Laura sonrió maliciosamente. 

– Encuentras que el número mágico, pesadillesco, ya no es 6,174 sino 495. 

Mi hermana se acercó a interrumpirnos, pues el día siguiente debía hacer guardia en el hospital. Laura anotó su número telefónico en una servilleta. Terminaba en 495. 

– ¡Demonios! –le dije a mi hermana durante el regreso a casa–, podrán canonizarte santo diez veces, pasar siglos en terapia mental, comprar doce cartas astrales al año, murmurar mantras y rezar el rosario. Nada de eso tiene sentido hasta que descubres tu número mágico. 

Me miró de reojo, sin quitar la vista de la avenida. 

– Mejor échate un coyote, manito –sugirió. 

Nos frecuentamos. Laura era guapa y sabía cosas. Gracias a ella descubrí un mundo de ideas y personajes de los que tenía una vaga impresión. También encontré denominadores comunes, dentro y fuera de la cama. Ella tenía auto y yo insistía en no engancharme con uno.  

– En principio son embelesantes –dije–. Luego enseñan su verdadero rostro intoxicante, en particular cuando las legiones de trogloditas aceleran los pedales inyectores de gasolina, un jugo espiritual, extracto de millones de organismos fósiles, procesados por las condiciones del planeta durante tanto tiempo que seríamos incapaces de imaginarlo, aunque estemos dispuestos en cada acelerón a deshonrarlos. 

Laura me observó con cautela. 

– Tienes razón, pero estarás de acuerdo que para las mujeres el transporte público es como jugar a la ruleta rusa. 

Sentí pena. Los argumentos de ella eran contundentes, a diferencia de mis exabruptos histéricos. 

Un día en que todo mundo, en el trabajo, en los restaurantes, cafés y cines discutía si el Gran Hermano pronosticado por George Orwell ya estaba o no entre nosotros, la invité a comer a casa de mis padres. Al salir, Laura sintió que, ya entrados en confianza, podía satisfacer una temprana curiosidad. 

– ¿Te puedo hacer una pregunta? –dijo. 

– Desde luego. 

– ¿Por qué tus papás te pusieron nombre de continente? 

– Ya los conociste, les gustan los cuentos antiguos. Mi papá es apasionado de la historia, cosa que me inculcó, y mi mamá es experta en lenguas. Si sabes que Anatolia es el nombre que se le daba al Asia menor, quizá también sepas que es el paso de Ocidente a Oriente, la primera puerta que abrieron los cruzados para conquistar Jerusalém. Es una región crucial para los turcos. 
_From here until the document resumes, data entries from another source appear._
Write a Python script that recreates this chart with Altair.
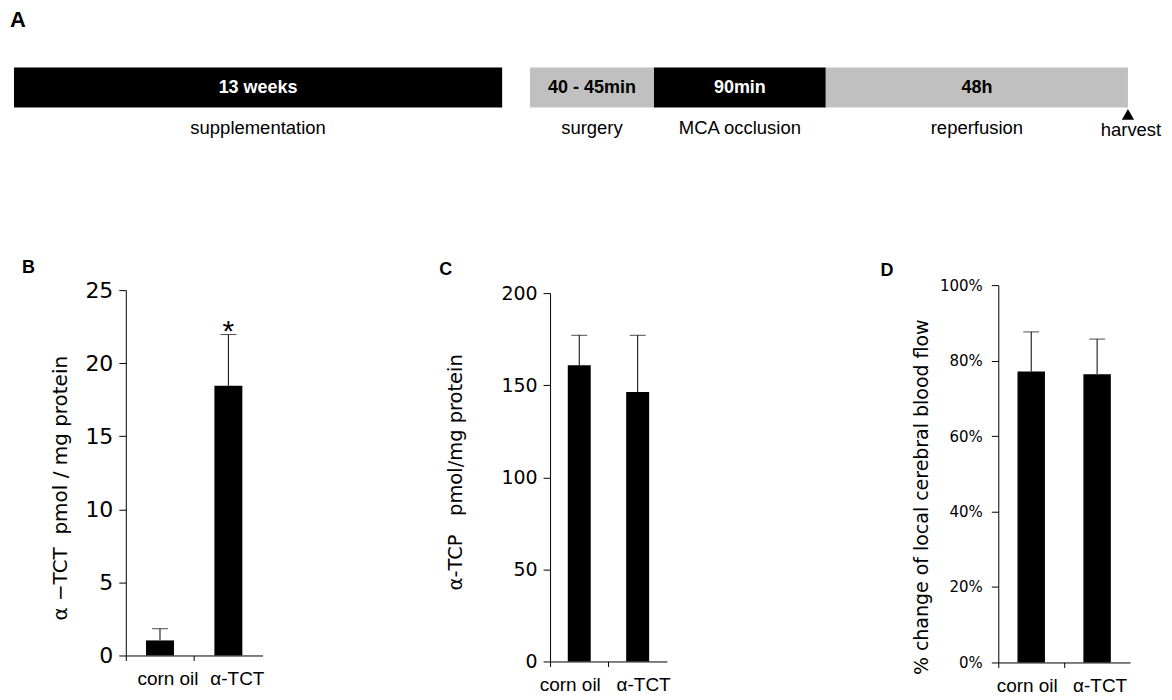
import altair as alt
import pandas as pd

# ---------------- data ----------------
groups = ["corn oil", "α-TCT"]

tct_mean = [1.03, 18.45]
tct_upper = [1.83, 21.96]
tct_sig = ["", "*"]
tct_ticks = [0, 5, 10, 15, 20, 25]

tcp_mean = [160.8, 146.3]
tcp_upper = [177.1, 177.1]
tcp_ticks = [0, 50, 100, 150, 200]

cbf_mean = [0.771, 0.764]
cbf_upper = [0.876, 0.857]
cbf_ticks = [0, 0.2, 0.4, 0.6, 0.8, 1.0]

phase_label = ["13 weeks", "40 - 45min", "90min", "48h"]
phase_caption = ["supplementation", "surgery", "MCA occlusion", "reperfusion"]
phase_start = [0, 105.7, 131.1, 166.3]
phase_end = [100, 131.1, 166.3, 228.2]
phase_shade = ["dark", "light", "dark", "light"]
harvest_at = [228.2]
harvest_label = ["harvest"]

SANS = "Liberation Sans"
WIDE = "DejaVu Sans"

# ---------------- panel A: timeline ----------------
dfA = pd.DataFrame({"label": phase_label, "caption": phase_caption,
                    "start": phase_start, "end": phase_end, "shade": phase_shade})
dfH = pd.DataFrame({"at": harvest_at, "label": harvest_label})

xsA = alt.Scale(domain=[0, 100], range=[-112, 377], zero=False, nice=False)

segs = alt.Chart(dfA).mark_rect().encode(
    x=alt.X("start:Q", scale=xsA, axis=None),
    x2="end:Q",
    color=alt.Color("shade:N", scale=alt.Scale(domain=["dark", "light"], range=["#000000", "#c0c0c0"]), legend=None),
)
seg_text = alt.Chart(dfA).transform_calculate(mid="(datum.start + datum.end) / 2").mark_text(
    font=SANS, fontSize=18, fontWeight="bold", baseline="alphabetic", dy=6
).encode(
    x=alt.X("mid:Q", scale=xsA, axis=None),
    text="label:N",
    color=alt.condition("datum.shade == 'dark'", alt.value("white"), alt.value("black")),
)
seg_caption = alt.Chart(dfA).transform_calculate(mid="(datum.start + datum.end) / 2").mark_text(
    font=SANS, fontSize=18.5, baseline="alphabetic", dy=47, color="black"
).encode(
    x=alt.X("mid:Q", scale=xsA, axis=None),
    text="caption:N",
)
harvest_pt = alt.Chart(dfH).mark_point(
    shape="triangle-up", filled=True, size=150, color="black", opacity=1, yOffset=27
).encode(x=alt.X("at:Q", scale=xsA, axis=None))
harvest_txt = alt.Chart(dfH).mark_text(
    font=SANS, fontSize=18.5, baseline="alphabetic", dy=49, dx=3, color="black"
).encode(x=alt.X("at:Q", scale=xsA, axis=None), text="label:N")

panelA = alt.layer(segs, seg_text, seg_caption, harvest_pt, harvest_txt).properties(
    width=1006, height=40,
    title=alt.TitleParams("A", anchor="start", frame="group", dx=-116, offset=19,
                          font=SANS, fontSize=22, fontWeight="bold", baseline="alphabetic", color="black"),
)


# ---------------- bar panels ----------------
def bar_panel(letter, letter_dx, letter_dy, mean, upper, sig, ticks, y_domain, y_range,
              plot_w, axis_w, bar_w, height, ytitle, title_x, title_y, title_size, tick_font, label_pad,
              off_first, off_second, fmt=None):
    df = pd.DataFrame({"group": groups, "mean": mean, "upper": upper, "sig": sig})
    xdef = alt.X("group:N", sort=groups,
                 scale=alt.Scale(range=[0, axis_w], paddingInner=0, paddingOuter=0),
                 axis=alt.Axis(title=None, labelAngle=0, bandPosition=0, tickSize=5,
                               labelPadding=9, labelFont=SANS, labelFontSize=19,
                               labelOffset={"condition": {"test": f"datum.value === '{groups[0]}'",
                                                          "value": off_first},
                                            "value": off_second},
                               labelColor="black", domainColor="black", tickColor="black"))
    axis_kw = dict(values=ticks, title=ytitle, grid=False, tickSize=7, labelPadding=label_pad,
                   labelFont=WIDE, labelFontSize=tick_font, labelColor="black",
                   titleFont=WIDE, titleFontSize=title_size, titleFontWeight="normal", titleColor="black",
                   titleX=title_x, titleY=title_y, titleBaseline="middle", titleAlign="center",
                   titleAngle=270, domainColor="black", tickColor="black")
    if fmt:
        axis_kw["format"] = fmt
    yaxis = alt.Axis(**axis_kw)
    ys = alt.Scale(domain=y_domain, range=y_range, nice=False, zero=True)

    def ydef(field):
        return alt.Y(f"{field}:Q", scale=ys, axis=yaxis)

    bars = alt.Chart(df).mark_bar(size=bar_w, color="black").encode(x=xdef, y=ydef("mean"))
    err = alt.Chart(df).mark_rule(color="black", strokeWidth=1).encode(x=xdef, y=ydef("mean"), y2="upper:Q")
    cap = alt.Chart(df).mark_tick(orient="horizontal", size=16, thickness=1, color="black").encode(
        x=xdef, y=ydef("upper"))
    star = alt.Chart(df).mark_text(font=SANS, fontSize=30, baseline="alphabetic", dy=6, color="black").encode(
        x=xdef, y=ydef("upper"), text="sig:N")
    return alt.layer(bars, err, cap, star).properties(
        width=plot_w, height=height,
        title=alt.TitleParams(letter, anchor="start", frame="group", dx=letter_dx, dy=letter_dy, offset=0,
                              font=SANS, fontSize=18, fontWeight="bold", baseline="alphabetic", color="black"),
    )


panelB = bar_panel("B", -104, 12, tct_mean, tct_upper, tct_sig, tct_ticks, [0, 25], [371, 5],
                   425, 137, 28, 371, "α −TCT\u00a0\u00a0pmol / mg protein", -65, 203, 20, 22, 6, 8, 9)
panelC = bar_panel("C", -111, 9, tcp_mean, tcp_upper, ["", ""], tcp_ticks, [0, 200], [377, 8],
                   449, 117, 23, 377, "α-TCP\u00a0\u00a0\u00a0pmol/mg protein", -95, 187, 19.5, 19, 6, -9, 6)
panelD = bar_panel("D", -118, 15.5, cbf_mean, cbf_upper, ["", ""], cbf_ticks, [0, 1], [378, 0],
                   132, 132, 27.5, 378, "% change of local cerebral blood flow", -77, 212, 19, 15, 9,
                   -4, 3, fmt=".0%")

row2 = alt.hconcat(panelB, panelC, panelD, spacing=0, bounds="flush")

chart = alt.vconcat(panelA, row2, spacing=178, bounds="flush").properties(
    padding={"left": 2, "top": 0, "right": 2, "bottom": 2},
    background="white",
).configure_view(stroke="transparent", strokeWidth=0)

chart.save("out.html", embed_options={"renderer": "svg", "actions": False})
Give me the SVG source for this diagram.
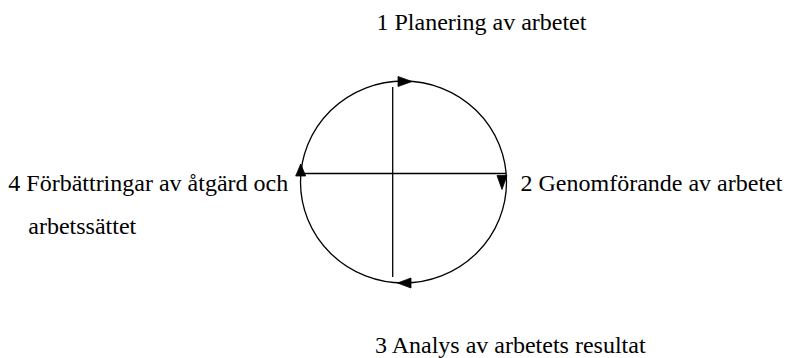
<svg xmlns="http://www.w3.org/2000/svg" width="790" height="358" viewBox="0 0 790 358">
<style>
text{font-family:"Liberation Serif","Times New Roman",Tinos,"DejaVu Serif",serif;font-size:24px;fill:#000}
.l{stroke:#000;stroke-width:1.3;fill:none}
.a{fill:#000;stroke:#000;stroke-width:0.8;stroke-linejoin:miter}
</style>
<rect width="790" height="358" fill="#fff"/>
<g id="cycle">
<ellipse class="l" cx="403.5" cy="182" rx="103" ry="101"/>
</g>
<g id="connectors">
<line class="l" x1="300.8" y1="173.5" x2="506.2" y2="173.5"/>
<line class="l" x1="392.7" y1="87" x2="392.7" y2="277"/>
<polygon class="a" points="412,81.5 398,76.5 398,86.5"/>
<polygon class="a" points="502,189.5 497,175.5 507,175.5"/>
<polygon class="a" points="300.7,164 295.7,176 305.7,176"/>
<polygon class="a" points="397.5,283 411,278 411,288"/>
</g>
<g id="n1"><text x="376.5" y="30">1 Planering av arbetet</text></g>
<g id="n2"><text x="520.5" y="191">2 Genomförande av arbetet</text></g>
<g id="n3"><text x="375" y="353">3 Analys av arbetets resultat</text></g>
<g id="n4"><text x="8.3" y="191">4 Förbättringar av åtgärd och</text><text x="28.3" y="234">arbetssättet</text></g>
</svg>
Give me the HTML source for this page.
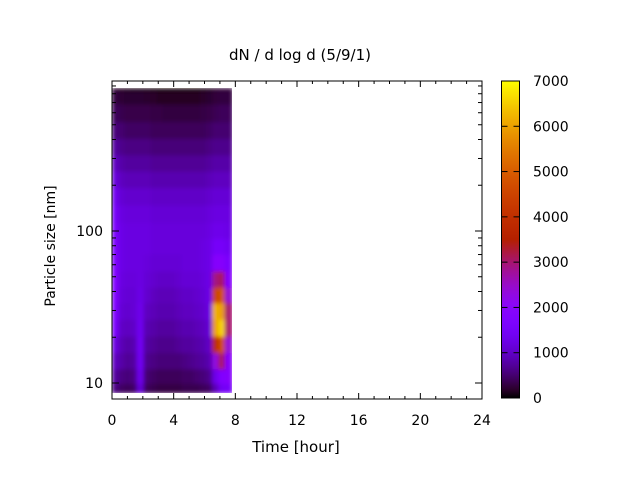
<!DOCTYPE html>
<html><head><meta charset="utf-8"><style>
body{margin:0;background:#fff;}
svg{display:block;font-family:"DejaVu Sans","Liberation Sans",sans-serif;}
</style></head><body>
<svg id="chart" width="640" height="480" viewBox="0 0 640 480">
<defs>
<filter id="blur" x="0" y="0" width="1" height="1"><feGaussianBlur stdDeviation="2.0" edgeMode="duplicate"/></filter>
<clipPath id="hmclip"><rect x="112" y="88" width="120" height="305"/></clipPath>
<linearGradient id="cbgrad" x1="0" y1="1" x2="0" y2="0"></linearGradient>
</defs>
<text x="300" y="60" text-anchor="middle" font-size="15">dN / d log d (5/9/1)</text>
<g id="heat" clip-path="url(#hmclip)"><g id="cells" filter="url(#blur)"></g></g>
<rect x="112" y="81" width="370" height="318" fill="none" stroke="#000" stroke-width="1"/>
<g id="axes"></g>
<text x="296" y="452" text-anchor="middle" font-size="15">Time [hour]</text>
<text transform="translate(55,246) rotate(-90)" text-anchor="middle" font-size="14">Particle size [nm]</text>
<rect x="501.5" y="81" width="18" height="317" fill="url(#cbgrad)"/>
<rect x="501.5" y="81" width="18" height="317" fill="none" stroke="#000" stroke-width="1"/>
<g id="cbaxis"></g>
</svg>
<script>
const times=[0.2,0.6,1.0,1.4,1.8,2.3,2.7,3.1,3.5,3.9,4.3,4.7,5.1,5.5,5.9,6.3,6.7,7.1,7.5];
const sizes=[9,11,14,18,23,30,38,48,62,80,100,130,170,220,280,360,460,600,780,900];
const values=[
[600,450,400,450,1100,400,350,300,300,300,300,350,350,350,400,450,900,1400,1500],
[750,600,550,600,1300,500,450,400,400,400,400,450,450,500,550,650,1300,1800,1900],
[950,800,700,750,1400,650,600,550,550,550,550,600,650,700,750,850,2300,3100,2000],
[1200,900,800,850,1400,750,700,650,650,650,700,750,750,800,850,1000,3800,4700,2400],
[1600,1000,950,1000,1350,850,800,750,750,750,800,850,850,900,950,1100,6000,6600,3000],
[1700,1100,1050,1100,1300,950,900,850,850,850,900,950,950,1000,1050,1200,6200,6000,3000],
[1750,1150,1100,1100,1250,1050,950,900,900,900,950,1000,1000,1050,1100,1250,4500,4800,2400],
[1750,1200,1150,1150,1200,1100,1050,1000,1000,1000,1050,1100,1100,1100,1150,1250,2900,3100,1900],
[1700,1250,1200,1200,1200,1150,1100,1100,1100,1100,1100,1150,1150,1150,1200,1250,1900,1900,1600],
[1650,1250,1200,1200,1200,1200,1150,1150,1150,1150,1150,1150,1150,1150,1200,1250,1500,1500,1400],
[1600,1250,1200,1200,1200,1200,1150,1150,1150,1150,1150,1150,1150,1150,1150,1200,1300,1300,1250],
[1500,1200,1150,1150,1150,1150,1100,1100,1100,1100,1100,1100,1100,1100,1100,1150,1200,1200,1200],
[1350,1100,1050,1050,1050,1050,1000,1000,1000,1000,1000,1000,1000,1000,1000,1050,1100,1100,1100],
[1150,950,900,900,900,900,850,850,850,850,850,850,850,850,850,900,950,950,950],
[950,800,750,750,750,750,700,700,700,700,700,700,700,700,700,750,800,800,800],
[750,650,600,600,600,600,550,550,550,550,550,550,550,550,550,600,650,650,650],
[550,500,450,450,450,450,400,400,400,400,400,400,400,400,400,450,500,500,500],
[400,350,320,320,320,320,300,300,280,280,280,280,280,280,300,320,370,400,400],
[280,230,210,210,210,200,180,160,160,160,160,160,160,160,180,210,260,280,280],
[180,130,90,40,40,40,10,10,10,10,10,10,10,10,40,90,180,230,230]
];
const xTicks=[0,4,8,12,16,20,24];
const yTicks=[10,100];
const cbTicks=[0,1000,2000,3000,4000,5000,6000,7000];
const timeRange=[0,7.8], sizeRange=[8.6,870], cbMax=7000;

const NS="http://www.w3.org/2000/svg";
const X=t=>112+t*(370/24);
const Y=s=>383-(Math.log10(s)-1)*152;
const CB=v=>398-v/cbMax*317;
function pal(v){let x=Math.max(0,Math.min(1,v/cbMax));
 let r=Math.sqrt(x),g=x*x*x,b=Math.max(0,Math.sin(2*Math.PI*x));
 return `rgb(${Math.round(r*255)},${Math.round(g*255)},${Math.round(b*255)})`;}
function mk(tag,attrs,parent){const e=document.createElementNS(NS,tag);for(const k in attrs)e.setAttribute(k,attrs[k]);parent.appendChild(e);return e;}

const cells=document.getElementById('cells');
const tEdges=[timeRange[0]];for(let i=1;i<times.length;i++)tEdges.push((times[i-1]+times[i])/2);tEdges.push(timeRange[1]);
const sEdges=[sizeRange[0]];for(let i=1;i<sizes.length;i++)sEdges.push(Math.sqrt(sizes[i-1]*sizes[i]));sEdges.push(sizeRange[1]);
for(let r=0;r<sizes.length;r++)for(let c=0;c<times.length;c++){
 const x0=X(tEdges[c]),x1=X(tEdges[c+1]),y0=Y(sEdges[r+1]),y1=Y(sEdges[r]);
 const el=mk('rect',{x:x0,y:y0,width:x1-x0+0.6,height:y1-y0+0.6,fill:pal(values[r][c])},cells);
 
 
}
const ax=document.getElementById('axes');
for(let h=0;h<=24;h++){const x=X(h),L=(h%4===0)?6:3;
 mk('line',{x1:x,x2:x,y1:399,y2:399-L,stroke:'#000'},ax);
 mk('line',{x1:x,x2:x,y1:81,y2:81+L,stroke:'#000'},ax);}
xTicks.forEach(t=>{const e=mk('text',{x:X(t),y:425,'text-anchor':'middle','font-size':14},ax);e.textContent=t;
 
 });
for(let d=10;d<=100;d*=10)for(let m=1;m<10;m++){const v=d*m;if(v<8.6||v>980)continue;const y=Y(v),L=m===1?7:4;
 mk('line',{x1:112,x2:112+L,y1:y,y2:y,stroke:'#000'},ax);
 mk('line',{x1:482,x2:482-L,y1:y,y2:y,stroke:'#000'},ax);}
yTicks.forEach(v=>{const e=mk('text',{x:103,y:Y(v)+5,'text-anchor':'end','font-size':14},ax);e.textContent=v;
 
 });
const grad=document.getElementById('cbgrad');
for(let i=0;i<=40;i++){mk('stop',{offset:(i/40),'stop-color':pal(i/40*cbMax)},grad);}
const cba=document.getElementById('cbaxis');
cbTicks.forEach(v=>{const y=CB(v);
 mk('line',{x1:519.5,x2:513.5,y1:y,y2:y,stroke:'#000'},cba);
 mk('line',{x1:501.5,x2:507.5,y1:y,y2:y,stroke:'#000'},cba);
 const e=mk('text',{x:533,y:y+5,'font-size':14},cba);e.textContent=v;
 
 });
</script>
</body></html>
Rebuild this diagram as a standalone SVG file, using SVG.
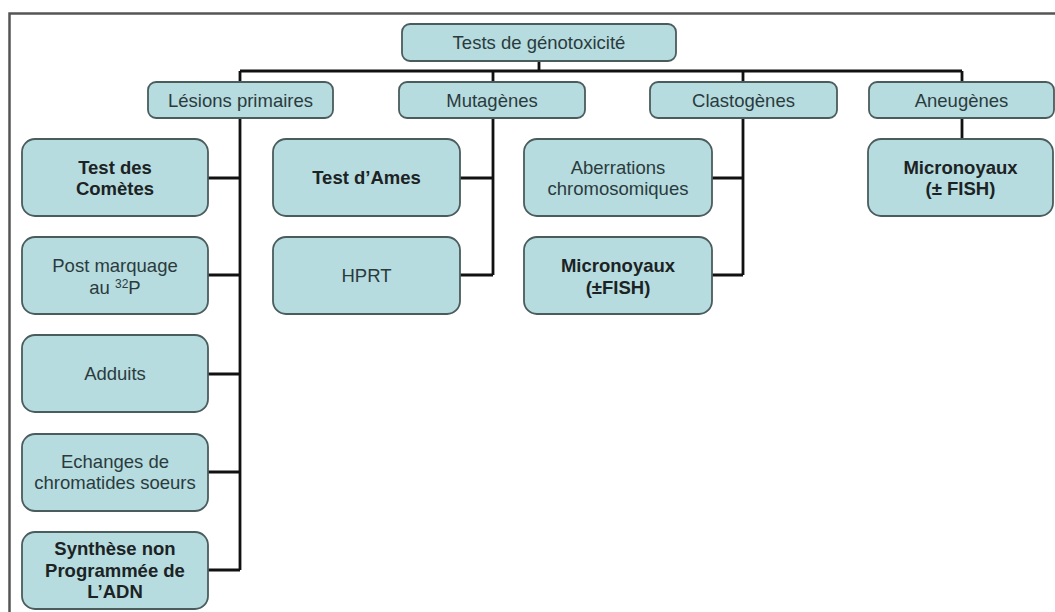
<svg xmlns="http://www.w3.org/2000/svg" width="1055" height="612" viewBox="0 0 1055 612">
<style>
.box{fill:#b6dcdf;stroke:#4b5c5d;stroke-width:1.8}
.t{font-family:"Liberation Sans",Arial,sans-serif;font-size:18.5px;fill:#2b3b3d;text-anchor:middle}
.b{font-weight:bold;fill:#1c2324}
.c{fill:none;stroke:#111;stroke-width:2.8}
</style>
<rect width="1055" height="612" fill="#fff"/>
<path d="M9.5,640 V13.5 H1080" fill="none" stroke="#555" stroke-width="2.5"/>
<g id="connectors">
<path class="c" d="M539,61 V71 M240,71 H962 M240,71 V82 M493,71 V82 M743,71 V82 M962,71 V82"/>
<path class="c" d="M240,118 V570 M208,178 H240 M208,275 H240 M208,374 H240 M208,472 H240 M208,570 H240"/>
<path class="c" d="M493,118 V275 M460,178 H493 M460,275 H493"/>
<path class="c" d="M743,118 V275 M712,178 H743 M712,275 H743"/>
<path class="c" d="M962,118 V139"/>
</g>
<g id="n-root"><rect class="box" x="402" y="24" width="274" height="37" rx="8"/><text class="t" x="539" y="49">Tests de génotoxicité</text></g>
<g id="n-lesions"><rect class="box" x="148" y="82" width="185" height="36" rx="8"/><text class="t" x="240.5" y="106.5">Lésions primaires</text></g>
<g id="n-mutagenes"><rect class="box" x="399" y="82" width="186" height="36" rx="8"/><text class="t" x="492" y="106.5">Mutagènes</text></g>
<g id="n-clastogenes"><rect class="box" x="650" y="82" width="187" height="36" rx="8"/><text class="t" x="743.5" y="106.5">Clastogènes</text></g>
<g id="n-aneugenes"><rect class="box" x="869" y="82" width="185" height="36" rx="8"/><text class="t" x="961.5" y="106.5">Aneugènes</text></g>
<g id="n-cometes"><rect class="box" x="22" y="139" width="186" height="77" rx="13"/><text class="t b" x="115" y="174">Test des</text><text class="t b" x="115" y="195">Comètes</text></g>
<g id="n-postmarquage"><rect class="box" x="22" y="237" width="186" height="77" rx="13"/><text class="t" x="115" y="272">Post marquage</text><text class="t" x="115" y="294">au <tspan font-size="12" dy="-6">32</tspan><tspan dy="6">P</tspan></text></g>
<g id="n-adduits"><rect class="box" x="22" y="335" width="186" height="77" rx="13"/><text class="t" x="115" y="380">Adduits</text></g>
<g id="n-echanges"><rect class="box" x="22" y="434" width="186" height="77" rx="13"/><text class="t" x="115" y="468">Echanges de</text><text class="t" x="115" y="489">chromatides soeurs</text></g>
<g id="n-synthese"><rect class="box" x="22" y="532" width="186" height="77" rx="13"/><text class="t b" x="115" y="555">Synthèse non</text><text class="t b" x="115" y="577">Programmée de</text><text class="t b" x="115" y="598">L’ADN</text></g>
<g id="n-ames"><rect class="box" x="273" y="139" width="187" height="77" rx="13"/><text class="t b" x="366.5" y="184">Test d’Ames</text></g>
<g id="n-hprt"><rect class="box" x="273" y="237" width="187" height="77" rx="13"/><text class="t" x="366.5" y="282">HPRT</text></g>
<g id="n-aberrations"><rect class="box" x="524" y="139" width="188" height="77" rx="13"/><text class="t" x="618" y="174">Aberrations</text><text class="t" x="618" y="195">chromosomiques</text></g>
<g id="n-micronoyaux1"><rect class="box" x="524" y="237" width="188" height="77" rx="13"/><text class="t b" x="618" y="272">Micronoyaux</text><text class="t b" x="618" y="294">(±FISH)</text></g>
<g id="n-micronoyaux2"><rect class="box" x="868" y="139" width="185" height="77" rx="13"/><text class="t b" x="960.5" y="174">Micronoyaux</text><text class="t b" x="960.5" y="195">(± FISH)</text></g>
</svg>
– Algo sé –comentó Laura. 

– Pues resulta que el grupo anatolio de lenguas indoeuropeas, de donde procede el español, es el más antiguo del que se tiene testimonio. Se han encontrado tablillas de arcilla con textos cuneiformes de hace más de 1700 años. Hay quienes creen que el hitita, es decir, el anatolio que hablaba la gente común, tiene semejanzas morfológicas con el céltico, con el itálico también. 

– Fascinante. 

Le confesé mi pasión infantil por la Segunda Guerra Mundial, en particular las batallas aéreas. 

– ¿Sabías que los aliados levantaron un registro de los agujeros de bala en los aviones que habían sido tocados por la artillería terrestre y área enemiga? –dije–. La idea era reforzar esas partes de los aviones… 

– …Y aguantar los embates. 

– Exacto. Pero un matemático húngaro, Abraham Wald, concluyó otra cosa. Las zonas golpeadas representaban el daño en los aviones que lograron regresar. Había que reforzar los puntos donde no había registro de bala, porque era ahí donde los que no lo consiguieron habían sido heridos de muerte. Lo llaman sesgo de supervivencia.